(Exercise details)
Transcribe every line from the top down to the line with "(stitleA) at (592,51)", both ends included, but not the pictures.

(Dataset content)
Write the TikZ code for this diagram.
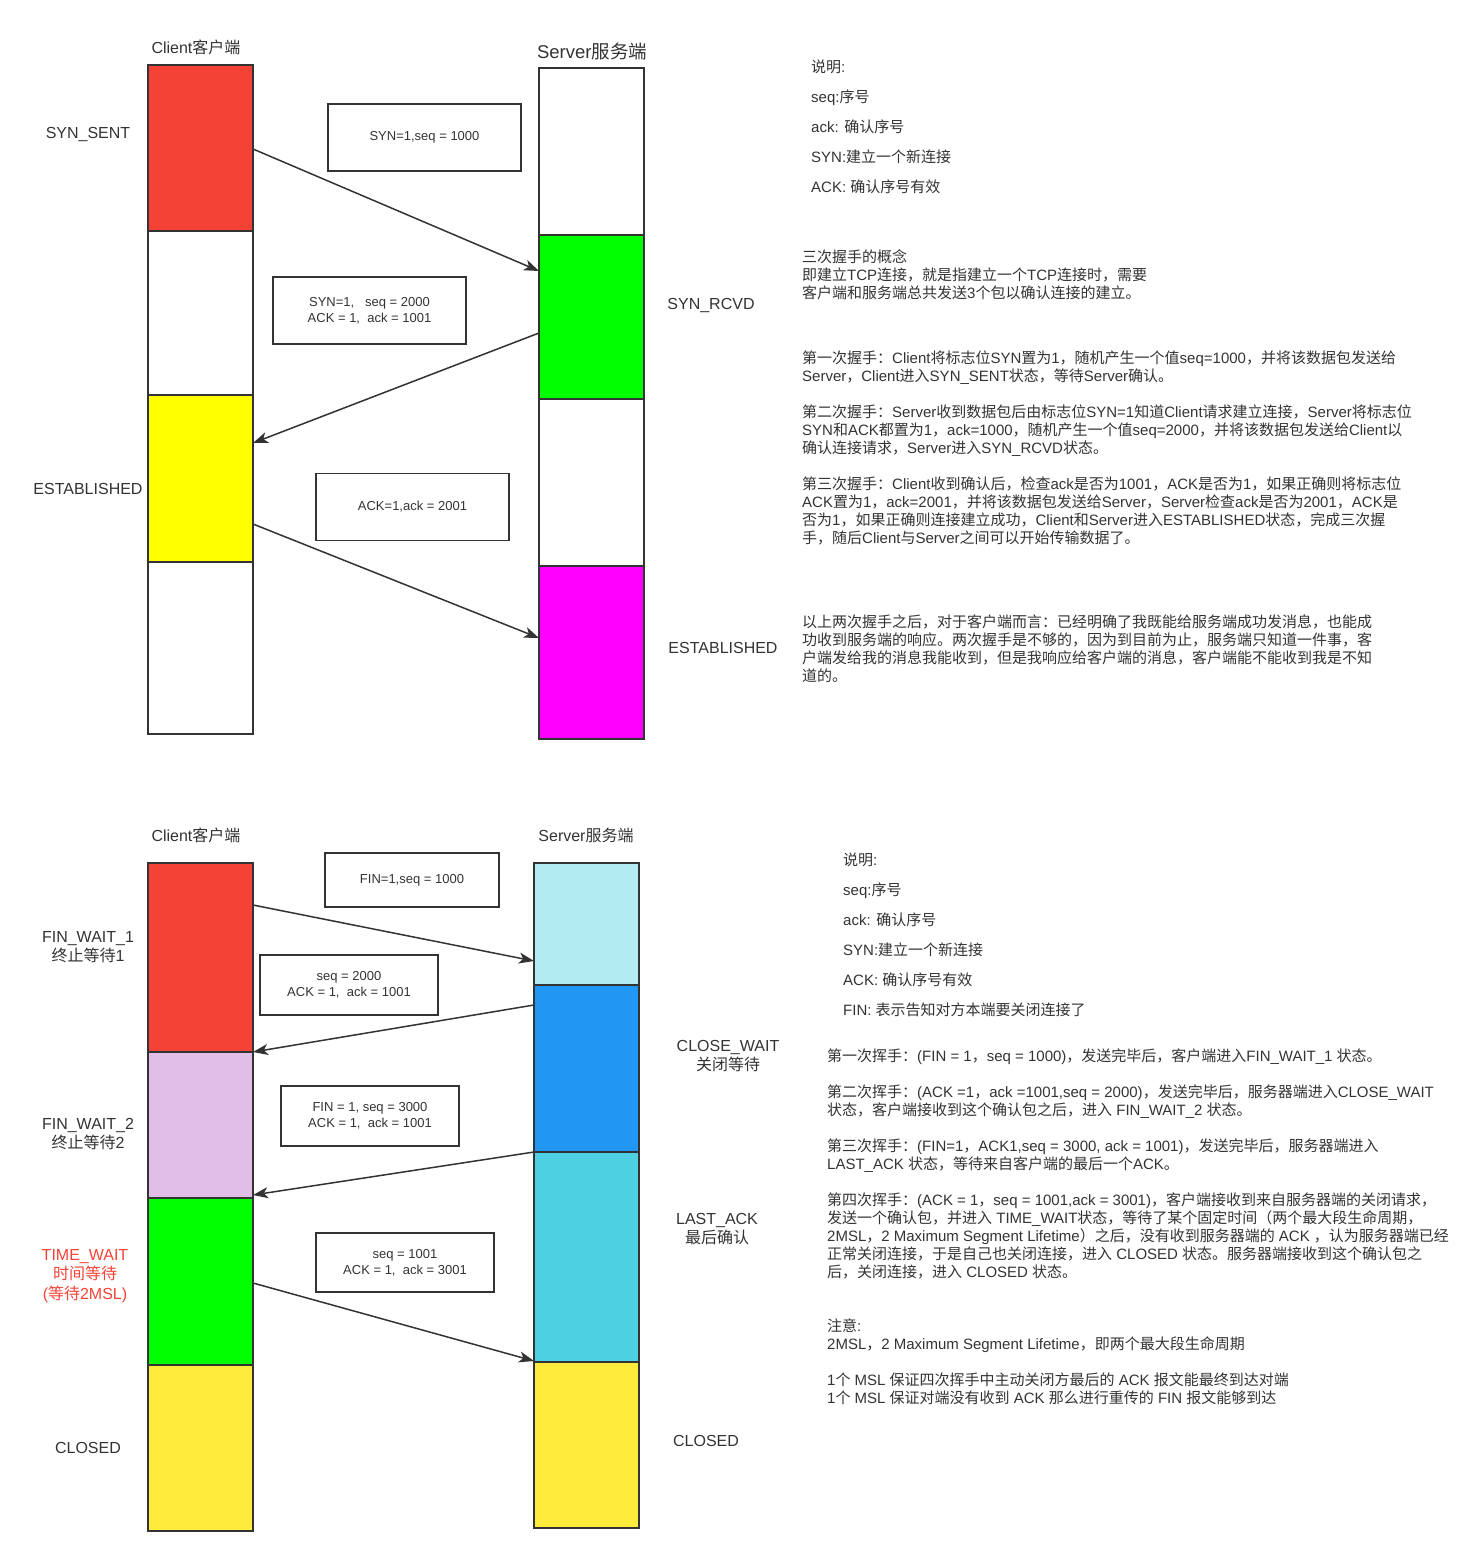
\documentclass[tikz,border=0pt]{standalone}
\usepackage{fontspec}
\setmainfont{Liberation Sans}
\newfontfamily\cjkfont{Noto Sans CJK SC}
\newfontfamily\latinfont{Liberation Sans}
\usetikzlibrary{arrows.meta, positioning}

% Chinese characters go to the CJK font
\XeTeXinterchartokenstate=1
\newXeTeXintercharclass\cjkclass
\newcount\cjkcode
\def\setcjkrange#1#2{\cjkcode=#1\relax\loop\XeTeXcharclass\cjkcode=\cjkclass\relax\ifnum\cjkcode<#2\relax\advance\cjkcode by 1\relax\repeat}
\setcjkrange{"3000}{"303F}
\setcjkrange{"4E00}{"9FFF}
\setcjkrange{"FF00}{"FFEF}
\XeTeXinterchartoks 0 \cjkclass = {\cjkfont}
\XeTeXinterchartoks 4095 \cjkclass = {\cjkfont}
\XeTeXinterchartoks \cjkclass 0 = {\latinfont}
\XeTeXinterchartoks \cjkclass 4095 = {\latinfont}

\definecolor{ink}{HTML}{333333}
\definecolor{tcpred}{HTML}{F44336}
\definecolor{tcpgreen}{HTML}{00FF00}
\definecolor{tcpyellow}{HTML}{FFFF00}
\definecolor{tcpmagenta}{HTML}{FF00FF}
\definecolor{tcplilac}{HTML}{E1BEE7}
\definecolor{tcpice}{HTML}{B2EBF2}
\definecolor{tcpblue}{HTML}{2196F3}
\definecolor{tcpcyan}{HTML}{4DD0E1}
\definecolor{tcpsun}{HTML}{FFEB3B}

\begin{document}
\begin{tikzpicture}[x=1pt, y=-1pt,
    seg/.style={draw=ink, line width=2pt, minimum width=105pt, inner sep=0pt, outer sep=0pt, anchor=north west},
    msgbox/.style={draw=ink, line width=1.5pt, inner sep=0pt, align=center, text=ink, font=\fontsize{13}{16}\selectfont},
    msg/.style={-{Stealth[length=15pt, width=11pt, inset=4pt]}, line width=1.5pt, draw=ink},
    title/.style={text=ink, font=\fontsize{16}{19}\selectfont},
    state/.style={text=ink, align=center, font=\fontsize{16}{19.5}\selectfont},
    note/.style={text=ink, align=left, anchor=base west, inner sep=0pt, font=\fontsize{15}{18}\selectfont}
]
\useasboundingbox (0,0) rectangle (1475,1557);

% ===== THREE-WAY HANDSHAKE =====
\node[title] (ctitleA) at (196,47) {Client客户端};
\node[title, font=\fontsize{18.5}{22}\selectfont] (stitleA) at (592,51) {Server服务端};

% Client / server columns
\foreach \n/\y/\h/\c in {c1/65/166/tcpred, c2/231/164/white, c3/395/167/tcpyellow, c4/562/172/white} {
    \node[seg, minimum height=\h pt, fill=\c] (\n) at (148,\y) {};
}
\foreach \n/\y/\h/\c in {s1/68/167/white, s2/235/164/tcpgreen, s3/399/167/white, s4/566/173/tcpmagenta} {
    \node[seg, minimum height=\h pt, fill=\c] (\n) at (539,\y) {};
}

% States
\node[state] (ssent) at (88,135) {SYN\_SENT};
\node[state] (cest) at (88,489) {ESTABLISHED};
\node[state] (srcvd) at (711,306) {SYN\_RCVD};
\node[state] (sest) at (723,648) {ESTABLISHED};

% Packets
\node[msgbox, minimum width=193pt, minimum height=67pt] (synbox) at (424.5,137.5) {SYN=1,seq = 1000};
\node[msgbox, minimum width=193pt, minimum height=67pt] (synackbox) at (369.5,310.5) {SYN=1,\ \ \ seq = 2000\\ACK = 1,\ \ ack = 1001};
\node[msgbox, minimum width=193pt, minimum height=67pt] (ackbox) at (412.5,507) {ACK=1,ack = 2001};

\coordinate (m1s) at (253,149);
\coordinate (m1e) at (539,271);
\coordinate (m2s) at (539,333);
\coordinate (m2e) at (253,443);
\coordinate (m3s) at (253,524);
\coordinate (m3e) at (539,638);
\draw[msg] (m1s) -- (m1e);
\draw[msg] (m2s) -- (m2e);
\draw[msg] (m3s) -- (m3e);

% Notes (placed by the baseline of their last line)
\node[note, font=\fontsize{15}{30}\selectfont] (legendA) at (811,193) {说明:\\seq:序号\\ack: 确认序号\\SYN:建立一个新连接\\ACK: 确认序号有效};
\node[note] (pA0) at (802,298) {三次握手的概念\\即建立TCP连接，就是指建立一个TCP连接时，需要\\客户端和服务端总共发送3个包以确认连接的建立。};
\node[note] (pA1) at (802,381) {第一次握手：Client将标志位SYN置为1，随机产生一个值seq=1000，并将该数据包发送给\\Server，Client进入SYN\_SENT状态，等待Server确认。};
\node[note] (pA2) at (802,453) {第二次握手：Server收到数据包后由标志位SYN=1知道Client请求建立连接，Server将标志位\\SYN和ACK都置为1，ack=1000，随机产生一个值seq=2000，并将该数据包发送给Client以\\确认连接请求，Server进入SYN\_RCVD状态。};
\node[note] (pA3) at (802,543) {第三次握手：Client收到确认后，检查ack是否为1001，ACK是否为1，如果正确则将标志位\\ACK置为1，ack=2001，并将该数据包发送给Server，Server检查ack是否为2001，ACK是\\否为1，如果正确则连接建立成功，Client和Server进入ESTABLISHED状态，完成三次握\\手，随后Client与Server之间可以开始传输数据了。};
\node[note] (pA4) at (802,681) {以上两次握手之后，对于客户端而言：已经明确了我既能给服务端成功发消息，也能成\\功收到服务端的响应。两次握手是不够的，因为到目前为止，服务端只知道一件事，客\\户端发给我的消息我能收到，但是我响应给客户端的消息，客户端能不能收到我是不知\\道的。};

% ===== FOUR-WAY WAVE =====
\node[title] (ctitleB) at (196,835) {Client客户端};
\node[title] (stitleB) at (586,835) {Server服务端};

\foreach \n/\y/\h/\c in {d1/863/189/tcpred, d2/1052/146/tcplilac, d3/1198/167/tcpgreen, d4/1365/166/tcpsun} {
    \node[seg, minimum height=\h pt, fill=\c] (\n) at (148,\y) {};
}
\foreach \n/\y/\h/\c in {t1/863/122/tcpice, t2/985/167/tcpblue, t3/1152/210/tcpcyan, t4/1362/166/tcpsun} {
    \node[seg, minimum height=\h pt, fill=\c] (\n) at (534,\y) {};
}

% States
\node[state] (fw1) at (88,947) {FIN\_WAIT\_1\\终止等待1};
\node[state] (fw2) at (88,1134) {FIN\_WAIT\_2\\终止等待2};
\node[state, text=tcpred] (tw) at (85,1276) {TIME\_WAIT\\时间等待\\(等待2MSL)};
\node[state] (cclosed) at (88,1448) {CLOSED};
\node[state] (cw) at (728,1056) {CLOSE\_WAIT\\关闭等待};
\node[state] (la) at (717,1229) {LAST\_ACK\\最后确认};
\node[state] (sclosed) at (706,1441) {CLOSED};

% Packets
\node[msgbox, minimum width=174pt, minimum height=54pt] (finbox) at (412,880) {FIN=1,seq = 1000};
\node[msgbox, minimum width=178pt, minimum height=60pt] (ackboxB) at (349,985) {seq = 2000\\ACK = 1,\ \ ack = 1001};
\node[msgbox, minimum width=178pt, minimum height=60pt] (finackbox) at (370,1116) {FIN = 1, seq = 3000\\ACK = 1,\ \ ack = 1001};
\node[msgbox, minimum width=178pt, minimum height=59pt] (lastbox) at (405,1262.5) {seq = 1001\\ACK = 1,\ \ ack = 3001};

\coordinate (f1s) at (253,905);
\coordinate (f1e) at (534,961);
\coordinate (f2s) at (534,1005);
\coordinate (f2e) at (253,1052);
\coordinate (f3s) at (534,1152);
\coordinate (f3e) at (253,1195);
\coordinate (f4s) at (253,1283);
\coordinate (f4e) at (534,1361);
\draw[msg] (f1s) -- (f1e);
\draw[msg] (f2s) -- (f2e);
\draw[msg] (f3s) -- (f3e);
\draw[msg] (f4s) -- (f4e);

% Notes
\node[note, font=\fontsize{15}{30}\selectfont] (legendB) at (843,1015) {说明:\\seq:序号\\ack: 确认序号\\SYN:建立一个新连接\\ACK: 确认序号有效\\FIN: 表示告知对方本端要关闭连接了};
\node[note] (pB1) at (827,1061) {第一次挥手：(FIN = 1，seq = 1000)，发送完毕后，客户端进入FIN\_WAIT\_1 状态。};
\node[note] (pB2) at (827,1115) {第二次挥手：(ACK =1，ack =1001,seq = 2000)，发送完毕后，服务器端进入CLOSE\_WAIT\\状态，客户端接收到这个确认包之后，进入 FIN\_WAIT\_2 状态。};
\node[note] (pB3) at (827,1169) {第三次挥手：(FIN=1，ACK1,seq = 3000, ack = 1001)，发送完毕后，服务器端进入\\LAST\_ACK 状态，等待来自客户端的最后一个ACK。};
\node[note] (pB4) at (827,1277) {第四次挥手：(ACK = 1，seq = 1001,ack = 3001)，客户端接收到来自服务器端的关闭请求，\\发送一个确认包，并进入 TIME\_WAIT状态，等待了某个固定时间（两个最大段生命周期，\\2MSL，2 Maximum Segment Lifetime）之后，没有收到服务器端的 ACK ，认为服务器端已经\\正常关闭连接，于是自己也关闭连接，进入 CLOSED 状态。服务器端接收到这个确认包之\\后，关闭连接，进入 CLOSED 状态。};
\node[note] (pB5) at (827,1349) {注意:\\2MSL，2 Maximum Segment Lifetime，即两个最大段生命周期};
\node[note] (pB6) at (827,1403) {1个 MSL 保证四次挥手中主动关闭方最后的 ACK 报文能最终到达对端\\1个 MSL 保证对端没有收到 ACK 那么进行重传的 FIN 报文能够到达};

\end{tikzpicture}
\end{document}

(Complete answer)
Write the TikZ code for this diagram.
\documentclass[tikz,border=0pt]{standalone}
\usepackage{fontspec}
\setmainfont{Liberation Sans}
\newfontfamily\cjkfont{Noto Sans CJK SC}
\newfontfamily\latinfont{Liberation Sans}
\usetikzlibrary{arrows.meta, positioning}

% Chinese characters go to the CJK font
\XeTeXinterchartokenstate=1
\newXeTeXintercharclass\cjkclass
\newcount\cjkcode
\def\setcjkrange#1#2{\cjkcode=#1\relax\loop\XeTeXcharclass\cjkcode=\cjkclass\relax\ifnum\cjkcode<#2\relax\advance\cjkcode by 1\relax\repeat}
\setcjkrange{"3000}{"303F}
\setcjkrange{"4E00}{"9FFF}
\setcjkrange{"FF00}{"FFEF}
\XeTeXinterchartoks 0 \cjkclass = {\cjkfont}
\XeTeXinterchartoks 4095 \cjkclass = {\cjkfont}
\XeTeXinterchartoks \cjkclass 0 = {\latinfont}
\XeTeXinterchartoks \cjkclass 4095 = {\latinfont}

\definecolor{ink}{HTML}{333333}
\definecolor{tcpred}{HTML}{F44336}
\definecolor{tcpgreen}{HTML}{00FF00}
\definecolor{tcpyellow}{HTML}{FFFF00}
\definecolor{tcpmagenta}{HTML}{FF00FF}
\definecolor{tcplilac}{HTML}{E1BEE7}
\definecolor{tcpice}{HTML}{B2EBF2}
\definecolor{tcpblue}{HTML}{2196F3}
\definecolor{tcpcyan}{HTML}{4DD0E1}
\definecolor{tcpsun}{HTML}{FFEB3B}

\begin{document}
\begin{tikzpicture}[x=1pt, y=-1pt,
    seg/.style={draw=ink, line width=2pt, minimum width=105pt, inner sep=0pt, outer sep=0pt, anchor=north west},
    msgbox/.style={draw=ink, line width=1.5pt, inner sep=0pt, align=center, text=ink, font=\fontsize{13}{16}\selectfont},
    msg/.style={-{Stealth[length=15pt, width=11pt, inset=4pt]}, line width=1.5pt, draw=ink},
    title/.style={text=ink, font=\fontsize{16}{19}\selectfont},
    state/.style={text=ink, align=center, font=\fontsize{16}{19.5}\selectfont},
    note/.style={text=ink, align=left, anchor=base west, inner sep=0pt, font=\fontsize{15}{18}\selectfont}
]
\useasboundingbox (0,0) rectangle (1475,1557);

% ===== THREE-WAY HANDSHAKE =====
\node[title] (ctitleA) at (196,47) {Client客户端};
\node[title, font=\fontsize{18.5}{22}\selectfont] (stitleA) at (592,51) {Server服务端};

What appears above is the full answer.